Govt looking at more measures to ensure order

The ban on alcohol sales and consumption in Little India this weekend is just the first step, as the Government seeks to ensure order and safety there following Sunday's riot.

Further measures include looking at how the transport flow can be made safer, Prime Minister Lee Hsien Loong said Thursday.

Moves to curb the drinking problem in the area - which were already being discussed before the riot - will also be sped up, he added.

These could include a prohibition on alcohol consumption in common areas such as void decks and pavements, as reported in The Straits Times on Monday.

"Serangoon Road is crowded every weekend and we want to make sure that everything is orderly and safe this weekend and thereafter," PM Lee told Singapore reporters in Seoul, where he was on an official visit.

"We've decided this weekend, no alcohol, and thereafter we'll work out some interim arrangements... until such time as we can come to firmer conclusions and make some more permanent arrangements."

Given how rare such events are in Singapore, Mr Lee also noted that there has been "a lot of" international interest in the riot, including from investors.

Korean business leaders he met during his trip to Seoul had expressed surprise at the riot and asked how the authorities planned to proceed.

The Government must hence respond properly, and Singaporeans also have to react in a measured and responsible manner, he said.

Though understandably shocked, Singaporeans have generally reacted calmly, he added, and those who witnessed the incident have also been forthcoming in providing evidence.

Mr Lee called for continued restraint.

"Whether online or anywhere else, we have to exercise some restraint," said the PM.

"The anxiety and the alarm is quite understandable, but if we express ourselves in unrestrained, unreserved terms and sometimes xenophobic terms... I don't think that is helpful."

Investigations into the riot - which was sparked by a traffic accident and culminated in a 400-strong mob throwing objects at public officers and attacking vehicles - are carrying on well, he added.

The Government hopes to announce "within a day or two" more details on the Committee of Inquiry set up to look into the incident, including its makeup and the terms of reference.

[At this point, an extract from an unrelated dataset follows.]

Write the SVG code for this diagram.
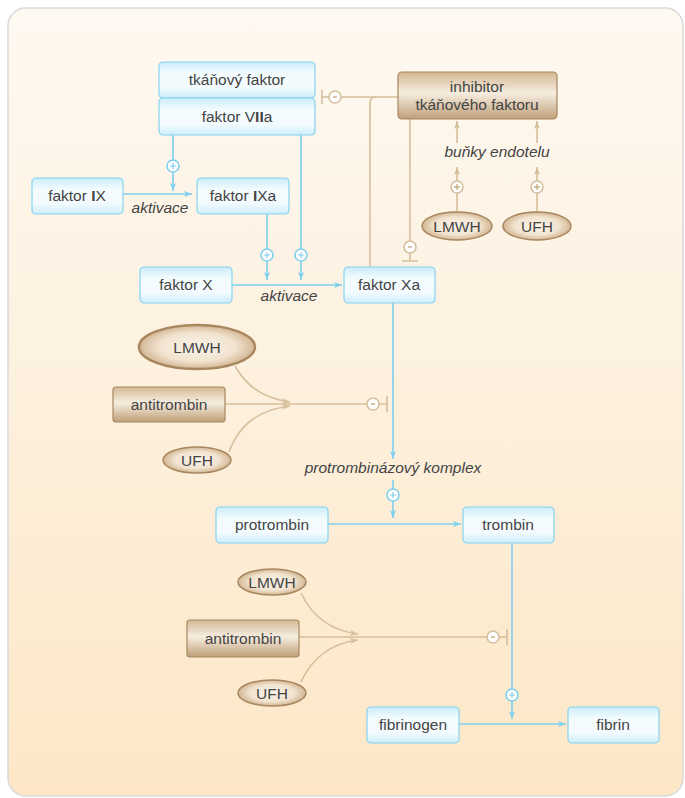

The authorities have to deal with the matter firmly and make clear that rioting is unacceptable, Mr Lee said.

But they must also be fair in their treatment of those who were and were not involved, and allow the law to follow its due process.

So far, 31 Indian nationals have been charged for their involvement in Sunday's melee.

Mr Lee pointed out that most of the over one million foreign workers in Singapore are law-abiding, and their crime rate is lower than that for Singaporeans on average.

Describing the incident as a "localised riot" with specific circumstances, he said those involved will be treated severely, but it would not be fair to tar the rest of the foreign worker population with the same brush.

"The other foreign workers... who are making a living here, who are making a contribution to our economy, who have nothing to do with this, I think it would be quite unfair for Singaporeans to look at them all and say they are a problem, we cannot accept them.

"We need the foreign workers... If we didn't have them, we would not be able to achieve our housing plans, or our public transport plans, and Singaporeans would be severely affected," he said.

"We have to see how we can manage (the foreign workers) better."